From be2ac38a2825635e73d89e6740a8000a4944a67f Mon Sep 17 00:00:00 2001
From: Galunid <karolek1231456@gmail.com>
Date: Sun, 12 Nov 2023 04:30:17 +0100
Subject: [PATCH] Make qrot, krot contiguous

---
 llama.cpp | 8 ++++----
 1 file changed, 4 insertions(+), 4 deletions(-)

diff --git a/llama.cpp b/llama.cpp
index abb9d534c..aac1e2611 100644
--- a/llama.cpp
+++ b/llama.cpp
@@ -4712,20 +4712,20 @@ struct llm_build_context {
                 cb(Vcur, "Vcur", il);
 
                 // RoPE the first n_rot of q/k, pass the other half, and concat.
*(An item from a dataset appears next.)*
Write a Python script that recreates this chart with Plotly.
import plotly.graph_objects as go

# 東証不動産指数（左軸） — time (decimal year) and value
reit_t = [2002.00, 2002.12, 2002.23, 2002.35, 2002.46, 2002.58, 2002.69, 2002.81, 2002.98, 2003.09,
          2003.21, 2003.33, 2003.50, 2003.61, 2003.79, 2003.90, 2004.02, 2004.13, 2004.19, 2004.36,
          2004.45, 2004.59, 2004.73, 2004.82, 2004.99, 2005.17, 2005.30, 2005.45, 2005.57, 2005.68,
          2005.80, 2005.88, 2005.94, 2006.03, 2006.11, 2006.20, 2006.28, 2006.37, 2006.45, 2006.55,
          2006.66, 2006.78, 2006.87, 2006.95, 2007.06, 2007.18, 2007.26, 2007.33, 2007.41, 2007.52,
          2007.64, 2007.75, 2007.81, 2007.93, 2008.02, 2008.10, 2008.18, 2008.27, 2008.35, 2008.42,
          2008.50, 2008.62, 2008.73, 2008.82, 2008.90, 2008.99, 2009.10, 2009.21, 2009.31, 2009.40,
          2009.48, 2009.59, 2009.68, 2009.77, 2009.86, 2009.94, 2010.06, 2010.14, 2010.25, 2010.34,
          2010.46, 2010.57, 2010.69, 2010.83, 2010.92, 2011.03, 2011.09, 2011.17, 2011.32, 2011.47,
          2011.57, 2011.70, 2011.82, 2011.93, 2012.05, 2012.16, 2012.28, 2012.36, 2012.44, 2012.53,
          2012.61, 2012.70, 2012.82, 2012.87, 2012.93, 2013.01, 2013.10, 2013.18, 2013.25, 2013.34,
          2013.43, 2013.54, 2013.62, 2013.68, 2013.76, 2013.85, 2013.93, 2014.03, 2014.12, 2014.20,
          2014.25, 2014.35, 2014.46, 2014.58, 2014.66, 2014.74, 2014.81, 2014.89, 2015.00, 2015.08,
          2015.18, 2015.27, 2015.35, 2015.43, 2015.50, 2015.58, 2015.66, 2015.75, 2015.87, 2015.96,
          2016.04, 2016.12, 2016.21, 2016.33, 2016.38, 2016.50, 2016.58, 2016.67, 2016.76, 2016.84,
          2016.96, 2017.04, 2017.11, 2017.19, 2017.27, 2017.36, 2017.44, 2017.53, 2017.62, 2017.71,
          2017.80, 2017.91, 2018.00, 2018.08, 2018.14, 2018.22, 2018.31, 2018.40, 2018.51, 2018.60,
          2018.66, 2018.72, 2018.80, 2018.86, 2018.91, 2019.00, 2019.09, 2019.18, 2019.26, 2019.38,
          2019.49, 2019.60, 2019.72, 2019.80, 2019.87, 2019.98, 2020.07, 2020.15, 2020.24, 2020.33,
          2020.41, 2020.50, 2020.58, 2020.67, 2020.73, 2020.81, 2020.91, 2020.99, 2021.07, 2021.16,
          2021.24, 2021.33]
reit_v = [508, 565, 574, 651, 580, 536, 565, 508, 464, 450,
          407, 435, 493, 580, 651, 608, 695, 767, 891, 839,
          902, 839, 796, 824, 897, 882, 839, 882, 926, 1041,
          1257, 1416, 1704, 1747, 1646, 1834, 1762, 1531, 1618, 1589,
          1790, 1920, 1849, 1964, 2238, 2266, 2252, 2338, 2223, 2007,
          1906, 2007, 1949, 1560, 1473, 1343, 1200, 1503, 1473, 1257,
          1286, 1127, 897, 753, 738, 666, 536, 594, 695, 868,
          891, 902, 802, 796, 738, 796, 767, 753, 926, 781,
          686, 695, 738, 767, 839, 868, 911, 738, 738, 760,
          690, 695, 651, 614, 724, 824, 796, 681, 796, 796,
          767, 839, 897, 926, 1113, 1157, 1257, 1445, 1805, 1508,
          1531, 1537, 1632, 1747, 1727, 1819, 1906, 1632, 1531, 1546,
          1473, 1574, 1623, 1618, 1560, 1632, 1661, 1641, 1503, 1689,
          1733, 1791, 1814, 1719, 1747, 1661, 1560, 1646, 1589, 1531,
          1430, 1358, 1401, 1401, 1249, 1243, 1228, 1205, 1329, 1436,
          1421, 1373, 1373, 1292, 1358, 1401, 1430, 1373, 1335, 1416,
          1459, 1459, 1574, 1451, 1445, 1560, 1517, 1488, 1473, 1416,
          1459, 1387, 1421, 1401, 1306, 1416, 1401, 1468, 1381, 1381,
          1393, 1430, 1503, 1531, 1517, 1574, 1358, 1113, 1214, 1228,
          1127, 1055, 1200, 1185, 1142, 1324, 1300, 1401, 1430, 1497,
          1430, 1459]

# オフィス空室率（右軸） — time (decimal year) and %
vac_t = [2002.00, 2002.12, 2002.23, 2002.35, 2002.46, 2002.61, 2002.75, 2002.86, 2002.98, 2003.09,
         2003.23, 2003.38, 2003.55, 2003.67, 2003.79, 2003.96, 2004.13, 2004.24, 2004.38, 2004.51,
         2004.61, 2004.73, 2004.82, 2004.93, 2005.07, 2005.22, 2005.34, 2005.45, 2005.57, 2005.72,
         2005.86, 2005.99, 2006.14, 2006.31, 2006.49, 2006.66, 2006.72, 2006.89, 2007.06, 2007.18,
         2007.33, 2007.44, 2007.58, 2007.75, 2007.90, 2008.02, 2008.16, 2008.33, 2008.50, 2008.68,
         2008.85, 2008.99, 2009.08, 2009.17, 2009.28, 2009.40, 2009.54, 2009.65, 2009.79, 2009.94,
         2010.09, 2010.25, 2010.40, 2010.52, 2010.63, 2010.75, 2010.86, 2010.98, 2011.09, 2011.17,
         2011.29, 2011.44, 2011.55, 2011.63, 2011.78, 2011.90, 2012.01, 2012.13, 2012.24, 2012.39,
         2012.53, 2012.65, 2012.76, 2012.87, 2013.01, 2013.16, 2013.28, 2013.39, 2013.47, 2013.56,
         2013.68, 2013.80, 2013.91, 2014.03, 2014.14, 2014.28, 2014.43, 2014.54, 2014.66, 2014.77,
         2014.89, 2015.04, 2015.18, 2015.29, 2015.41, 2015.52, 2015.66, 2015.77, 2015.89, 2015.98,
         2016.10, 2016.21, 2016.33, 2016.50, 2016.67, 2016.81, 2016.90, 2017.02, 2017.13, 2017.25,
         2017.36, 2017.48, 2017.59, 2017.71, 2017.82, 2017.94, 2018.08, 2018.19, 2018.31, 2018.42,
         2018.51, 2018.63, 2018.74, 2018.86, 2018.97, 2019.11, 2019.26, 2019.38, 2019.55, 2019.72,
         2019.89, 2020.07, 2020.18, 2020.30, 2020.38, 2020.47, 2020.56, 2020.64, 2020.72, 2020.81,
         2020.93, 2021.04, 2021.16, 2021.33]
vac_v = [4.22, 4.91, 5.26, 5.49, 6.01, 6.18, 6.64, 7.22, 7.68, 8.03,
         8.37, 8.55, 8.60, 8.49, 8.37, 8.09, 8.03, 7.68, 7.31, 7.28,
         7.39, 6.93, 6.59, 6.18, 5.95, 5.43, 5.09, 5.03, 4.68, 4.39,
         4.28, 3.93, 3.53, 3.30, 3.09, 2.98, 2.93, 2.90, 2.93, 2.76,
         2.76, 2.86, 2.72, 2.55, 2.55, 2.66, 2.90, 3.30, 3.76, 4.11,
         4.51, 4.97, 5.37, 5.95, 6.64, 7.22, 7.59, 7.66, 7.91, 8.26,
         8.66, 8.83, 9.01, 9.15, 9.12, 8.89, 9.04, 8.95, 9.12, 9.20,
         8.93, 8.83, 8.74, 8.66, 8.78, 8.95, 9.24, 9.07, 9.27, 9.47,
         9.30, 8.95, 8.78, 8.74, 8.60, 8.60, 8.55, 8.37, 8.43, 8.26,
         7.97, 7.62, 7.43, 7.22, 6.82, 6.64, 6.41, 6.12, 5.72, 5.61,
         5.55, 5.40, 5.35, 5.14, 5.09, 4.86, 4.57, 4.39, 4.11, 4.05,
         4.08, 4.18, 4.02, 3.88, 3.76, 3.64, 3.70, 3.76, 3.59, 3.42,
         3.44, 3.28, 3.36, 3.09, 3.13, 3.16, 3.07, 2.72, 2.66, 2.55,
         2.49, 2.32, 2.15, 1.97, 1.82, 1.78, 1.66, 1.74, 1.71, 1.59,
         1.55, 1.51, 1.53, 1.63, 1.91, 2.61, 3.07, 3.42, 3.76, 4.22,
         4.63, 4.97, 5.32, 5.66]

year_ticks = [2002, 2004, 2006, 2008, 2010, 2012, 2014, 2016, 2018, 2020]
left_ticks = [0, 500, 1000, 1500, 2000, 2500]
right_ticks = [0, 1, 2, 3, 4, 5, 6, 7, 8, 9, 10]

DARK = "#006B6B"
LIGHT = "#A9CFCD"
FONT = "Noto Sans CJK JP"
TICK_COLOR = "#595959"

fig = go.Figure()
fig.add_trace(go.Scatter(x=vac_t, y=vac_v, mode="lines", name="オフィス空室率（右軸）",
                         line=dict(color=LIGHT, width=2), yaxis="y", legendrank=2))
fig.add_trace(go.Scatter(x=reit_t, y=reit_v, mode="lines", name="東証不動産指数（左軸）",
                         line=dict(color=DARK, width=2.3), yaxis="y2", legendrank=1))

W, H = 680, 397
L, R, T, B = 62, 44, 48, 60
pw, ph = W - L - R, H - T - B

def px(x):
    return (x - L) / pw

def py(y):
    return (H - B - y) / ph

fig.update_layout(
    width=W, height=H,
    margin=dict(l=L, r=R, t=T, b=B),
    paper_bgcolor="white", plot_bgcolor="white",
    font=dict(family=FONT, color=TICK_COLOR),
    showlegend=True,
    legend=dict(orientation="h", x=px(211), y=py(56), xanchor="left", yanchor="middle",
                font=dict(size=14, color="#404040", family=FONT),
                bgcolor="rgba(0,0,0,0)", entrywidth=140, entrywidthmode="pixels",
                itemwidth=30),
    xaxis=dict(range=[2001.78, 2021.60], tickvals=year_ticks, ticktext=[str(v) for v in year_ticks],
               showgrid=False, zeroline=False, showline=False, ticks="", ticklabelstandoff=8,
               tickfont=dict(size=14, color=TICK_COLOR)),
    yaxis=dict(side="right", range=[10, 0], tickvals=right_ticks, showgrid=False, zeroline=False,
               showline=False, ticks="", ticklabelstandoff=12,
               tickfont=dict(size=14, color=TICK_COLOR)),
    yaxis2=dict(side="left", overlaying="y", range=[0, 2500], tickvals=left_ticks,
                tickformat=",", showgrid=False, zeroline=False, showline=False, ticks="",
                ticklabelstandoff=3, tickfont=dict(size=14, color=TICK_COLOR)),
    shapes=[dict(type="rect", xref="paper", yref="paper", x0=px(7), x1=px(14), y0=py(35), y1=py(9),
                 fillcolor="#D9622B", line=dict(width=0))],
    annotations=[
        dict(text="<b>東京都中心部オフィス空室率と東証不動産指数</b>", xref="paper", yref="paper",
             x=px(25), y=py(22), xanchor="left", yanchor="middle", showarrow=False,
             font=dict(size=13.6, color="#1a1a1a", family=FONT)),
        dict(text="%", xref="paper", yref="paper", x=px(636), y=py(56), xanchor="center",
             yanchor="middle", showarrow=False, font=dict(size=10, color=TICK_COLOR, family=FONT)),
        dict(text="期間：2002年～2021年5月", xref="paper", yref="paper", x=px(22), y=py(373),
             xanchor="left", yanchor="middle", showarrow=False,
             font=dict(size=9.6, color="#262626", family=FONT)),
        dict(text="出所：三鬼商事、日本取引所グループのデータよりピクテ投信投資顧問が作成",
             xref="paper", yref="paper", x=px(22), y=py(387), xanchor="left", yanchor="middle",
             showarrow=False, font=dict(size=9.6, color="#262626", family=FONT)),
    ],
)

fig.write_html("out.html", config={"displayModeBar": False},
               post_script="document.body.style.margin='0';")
-                struct ggml_tensor * qrot = ggml_view_3d(
+                struct ggml_tensor * qrot = ggml_cont(ctx0, ggml_view_3d(
                         ctx0, tmpq, hparams.n_rot, n_head, n_tokens,
                         ggml_element_size(tmpq) * n_embd_head,
                         ggml_element_size(tmpq) * n_embd_head * n_head,
                         0
-                        );
+                        ));
                 cb(qrot, "qrot", il);
 
-                struct ggml_tensor * krot = ggml_view_3d(
+                struct ggml_tensor * krot = ggml_cont(ctx0, ggml_view_3d(
                         ctx0, tmpk, hparams.n_rot, n_head, n_tokens,
                         ggml_element_size(tmpk) * n_embd_head,
                         ggml_element_size(tmpk) * n_embd_head * n_head_kv,
                         0
-                        );
+                        ));
                 cb(krot, "krot", il);
 
                 // get the second half of tmpq, e.g tmpq[n_rot:, :, :]